Brodinski is an odd character, however. He’s a French-producer, with his fingers deeply entrenched into the underground scene, with production credits for Hoodrich Pablo Juan, Yung Nudy, and Jose Guapo, as well as more mainstream artists like Kanye West and 21 Savage. He is a legitimate taste-maker, with his own label that connects European production styles with American (specifically black) vocal performers. And he, more or less, brought Lil Reek to the world, encouraging Reek to rap and pushing this new mixtape on all of his social media platforms.

Producer-rapper relationships are a cornerstone to the modern rap scene. Pierre Bourne and Metro Boomin have made their friends into rockstars by granting them studio time when other people wouldn’t. There’s just something—I don’t know—odd about an older, White Frenchman pulling Lil Reek out onto the rap scene. The power dynamics between the two is irreparably uneven; Lil Reek doesn’t own his music, in the sense that he needs a producer (read: Brodinski or his connects) to provide a finished product.

Normally, this is something I ignore as a listener, as a necessary element of the music industry, and specifically rap, that must be suffered in order for rappers to develop their own platform. But the optics of a wealthy, well-established, white producer parading around a cherubic, black artist is uncomfortable, even with Brodinski’s best intentions. Not to mention, the white-mom inside of me cringes at lines like: “If you pull up with that nigga, boy you know that we gon’ drop him / I ain’t got time for the bullshit / I just spent a dub after school, bitch / Had to pay my motherfuckin’ senior dues.” The quick shifts from adulthood to childhood, violence to mundanity, absurdity to normality are shocking, especially when it comes from someone who sounds like they’re on their tip-toes in the booth. But that may be more indicative of my beliefs as a white listener, imposing my conception of normality, than the existential absurdity of Lil Reek’s flippant monologue.

This is where the listener is forced to take pause. The line between spectacle and reality are deeply blurred across this tape. Lil Reek’s boasts that he rocks Helmut Lang would make more sense in lower Manhattan than lower Alabama, but it adds to the whirlwind feel of the tape, a flurry of boasts that come off like a learned lexicon of wealth, wired into his brain before the money. This comes to a point at the paradoxical “I’m Back”. Lil Reek opens the song with a reverberative refrain: he was broke two months ago, now he’s back. But this cycle of trapping and flexing betrays the narrative of debut that “graduation” implies. Still, this doesn’t take away from the melancholy celebration of “I’m Back”: the eerie keys from Mister Tweeks match Lil Reek’s boisterous celebration of his new wealth. Reek’s youth shines on this track, his voice defiant and proud of his new security, even as his genius verse highlights how ephemeral his new materials are.

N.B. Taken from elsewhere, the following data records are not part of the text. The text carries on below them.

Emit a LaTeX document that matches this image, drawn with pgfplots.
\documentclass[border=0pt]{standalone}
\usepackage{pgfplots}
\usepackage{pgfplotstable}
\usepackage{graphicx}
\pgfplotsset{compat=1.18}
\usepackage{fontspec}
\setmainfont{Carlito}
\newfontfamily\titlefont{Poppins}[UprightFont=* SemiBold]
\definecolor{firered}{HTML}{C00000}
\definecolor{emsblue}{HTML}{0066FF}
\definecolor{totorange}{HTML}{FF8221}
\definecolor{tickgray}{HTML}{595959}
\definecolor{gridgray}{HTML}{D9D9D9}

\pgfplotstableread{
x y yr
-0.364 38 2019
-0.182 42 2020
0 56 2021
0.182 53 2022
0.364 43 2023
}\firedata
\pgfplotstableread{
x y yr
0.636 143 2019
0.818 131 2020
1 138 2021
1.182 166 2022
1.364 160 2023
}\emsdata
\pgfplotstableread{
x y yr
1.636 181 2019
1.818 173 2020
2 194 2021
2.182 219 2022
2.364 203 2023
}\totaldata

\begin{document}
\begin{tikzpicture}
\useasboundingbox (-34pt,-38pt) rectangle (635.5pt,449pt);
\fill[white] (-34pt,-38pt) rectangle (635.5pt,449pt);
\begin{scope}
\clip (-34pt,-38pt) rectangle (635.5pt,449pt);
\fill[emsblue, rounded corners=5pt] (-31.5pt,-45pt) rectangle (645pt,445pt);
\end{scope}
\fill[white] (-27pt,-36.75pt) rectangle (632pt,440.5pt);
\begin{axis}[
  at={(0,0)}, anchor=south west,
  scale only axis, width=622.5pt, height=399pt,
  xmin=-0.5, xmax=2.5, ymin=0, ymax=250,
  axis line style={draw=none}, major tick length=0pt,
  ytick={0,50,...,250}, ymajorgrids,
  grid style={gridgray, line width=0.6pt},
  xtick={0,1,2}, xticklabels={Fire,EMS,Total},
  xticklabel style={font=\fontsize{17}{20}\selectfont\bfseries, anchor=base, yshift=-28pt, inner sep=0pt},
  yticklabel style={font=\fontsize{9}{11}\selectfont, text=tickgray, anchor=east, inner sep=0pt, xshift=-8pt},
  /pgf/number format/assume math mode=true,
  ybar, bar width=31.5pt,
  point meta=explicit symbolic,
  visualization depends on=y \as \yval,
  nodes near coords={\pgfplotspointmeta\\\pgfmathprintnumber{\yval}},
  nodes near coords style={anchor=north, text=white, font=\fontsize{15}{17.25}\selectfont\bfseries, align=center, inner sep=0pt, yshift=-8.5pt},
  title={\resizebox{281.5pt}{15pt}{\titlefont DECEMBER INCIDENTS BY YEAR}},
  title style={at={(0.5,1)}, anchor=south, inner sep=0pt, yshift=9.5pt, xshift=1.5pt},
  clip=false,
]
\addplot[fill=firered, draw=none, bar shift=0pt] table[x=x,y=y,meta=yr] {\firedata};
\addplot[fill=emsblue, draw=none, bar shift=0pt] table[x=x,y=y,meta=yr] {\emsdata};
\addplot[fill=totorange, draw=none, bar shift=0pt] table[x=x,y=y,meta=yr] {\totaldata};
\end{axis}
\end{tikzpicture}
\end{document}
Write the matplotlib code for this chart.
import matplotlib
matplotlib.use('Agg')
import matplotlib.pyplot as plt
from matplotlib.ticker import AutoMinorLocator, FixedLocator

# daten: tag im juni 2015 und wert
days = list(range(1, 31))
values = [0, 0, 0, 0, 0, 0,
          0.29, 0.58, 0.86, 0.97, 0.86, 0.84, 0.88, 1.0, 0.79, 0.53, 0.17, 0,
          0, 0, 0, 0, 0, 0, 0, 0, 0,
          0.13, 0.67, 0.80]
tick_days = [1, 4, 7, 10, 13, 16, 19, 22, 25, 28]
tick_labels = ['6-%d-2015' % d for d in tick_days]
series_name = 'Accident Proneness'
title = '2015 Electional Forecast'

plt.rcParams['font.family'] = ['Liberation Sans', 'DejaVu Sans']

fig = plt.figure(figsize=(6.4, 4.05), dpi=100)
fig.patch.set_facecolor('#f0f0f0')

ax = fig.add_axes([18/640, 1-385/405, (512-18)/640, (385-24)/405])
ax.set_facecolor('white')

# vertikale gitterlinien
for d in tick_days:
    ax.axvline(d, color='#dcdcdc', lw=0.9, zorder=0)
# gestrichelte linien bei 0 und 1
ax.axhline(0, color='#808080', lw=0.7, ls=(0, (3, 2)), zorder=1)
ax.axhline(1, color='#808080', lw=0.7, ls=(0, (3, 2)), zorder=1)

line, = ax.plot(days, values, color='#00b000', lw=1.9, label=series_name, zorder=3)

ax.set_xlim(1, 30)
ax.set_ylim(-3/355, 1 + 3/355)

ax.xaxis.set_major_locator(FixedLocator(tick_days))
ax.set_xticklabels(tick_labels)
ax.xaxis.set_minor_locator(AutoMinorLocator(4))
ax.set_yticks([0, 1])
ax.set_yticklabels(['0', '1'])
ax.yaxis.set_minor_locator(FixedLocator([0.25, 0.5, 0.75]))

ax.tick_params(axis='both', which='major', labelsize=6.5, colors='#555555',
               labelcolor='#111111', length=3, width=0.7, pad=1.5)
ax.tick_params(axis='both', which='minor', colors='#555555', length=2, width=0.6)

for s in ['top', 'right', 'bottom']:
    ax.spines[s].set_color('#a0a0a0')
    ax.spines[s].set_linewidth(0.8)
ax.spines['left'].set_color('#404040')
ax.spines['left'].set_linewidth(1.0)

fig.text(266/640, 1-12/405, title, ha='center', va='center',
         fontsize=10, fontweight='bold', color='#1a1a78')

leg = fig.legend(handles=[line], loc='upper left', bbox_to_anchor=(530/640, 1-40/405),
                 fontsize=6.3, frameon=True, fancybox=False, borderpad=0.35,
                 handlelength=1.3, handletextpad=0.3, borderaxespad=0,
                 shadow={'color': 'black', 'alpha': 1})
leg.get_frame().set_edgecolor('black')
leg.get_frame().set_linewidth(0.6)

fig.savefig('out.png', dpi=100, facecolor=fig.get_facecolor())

Not every song hits. The slow, harpsichord synths to “Digi Dash” turn the motion into a dirge, even as Reek delivers a hopeful set of verses about pulling himself and his mom out of poverty; admittedly, drenching Reek’s already pitch-challenged voice in layers of auto-tune was a mistake. The electronic crooning and moody instrumental are a bore, and distract from what is a more-than-competent set of verses from Reek. Although, “Blind Man” featuring Atlanta veteran Key! also finds Reek’s naturally alluring delivery smothered in auto-tune, to perfect effect. The gravelly hums of Key! Play well with Reek’s sticky yelps, and although the organ-powered background mimics the slowness of “Digi Dash,” the interaction between the two works much better than Reek’s solo effort.

This debut mixtape is elevated from standard-fare by more than just Lil Reek’s youth. He is a legitimate talent that has made the most out of his relationship with Brodinski, showing he can hold his own with industry veterans like Key! and other featured artists like Dro Fe. I’m only a year older than Reek, I’m not going to decry the loss of innocence in America because he raps about guns and money. Everyone raps about guns and money. Lil Reek is not a new phenomena in the longform chorus of rap, black boys singing about what is probably their real life, and about what they want to be real.

But Reek is a twisted metaphor for the way whiteness watches black adolescence; the perturbing beauty of The Graduation comes in the uncanny valley between adult and child that blossoms from his raps, the dissonance between his tongue and the words it produces. Another black boy made to grow up in a matter of months, the transformation is the off-color beauty and oddity that Brodinski is parading. I don’t want to take away from Reek’s autonomy, but at the same time the power dynamics of his relationship with Brodinski call into question the level of control Reek has over his career. This is probably bad. But Reek has money and a platform he wouldn’t otherwise have, and it’s unclear to me if that’s worth it (or if Reek is really sacrificing much by turning his life into a show). These questions don’t take away from what is a well-constructed, if deeply harrowing, debut mixtape. But they heighten the stakes of what could have been otherwise more by-the-book verses: the innocence in Lil Reek’s voice humanizes its words.